What Actually Works (And What Doesn't)
After fifteen years of watching teams succeed and fail, here's what I know for certain: the best leaders are the ones who get out of their own way. They hire good people, give them clear expectations, and then trust them to figure out how to meet those expectations.
They don't micromanage. They don't create unnecessary processes. They don't schedule meetings to discuss other meetings. They focus on removing obstacles rather than creating them.
This doesn't mean being hands-off to the point of negligence. It means being intentional about when and how you engage. It means understanding that your job is to make everyone else's job easier, not to justify your own existence through constant intervention.
The managers who struggle the most are usually the ones who can't distinguish between being helpful and being in the way. They offer solutions before they understand problems. They make decisions that should be made by people closer to the actual work. They confuse activity with productivity.

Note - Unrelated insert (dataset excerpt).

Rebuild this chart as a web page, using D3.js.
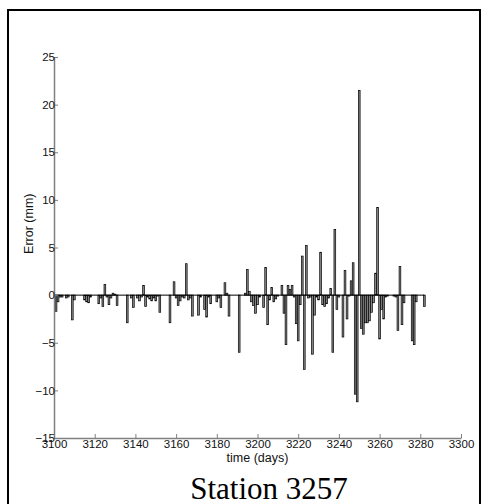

Moving Forward: Less Theory, More Practice
Look, you can read every leadership book ever written, attend every seminar ever offered, and get certified in every personality assessment ever created. But until you start paying attention to the actual humans you're supposed to be leading, it's all just expensive procrastination.
Start small. Have real conversations with your team members - not performance reviews or project updates, but actual conversations about what's working and what isn't. Ask questions you don't already know the answers to. Listen without immediately trying to solve everything.
Most importantly, remember that leadership isn't about you. It's about creating an environment where other people can do their best work. Sometimes that means stepping up. Sometimes it means stepping back.
But always, always remember that the people you're leading have their own lives, their own goals, and their own ideas about how things should be done. Your job isn't to control them. It's to help them succeed.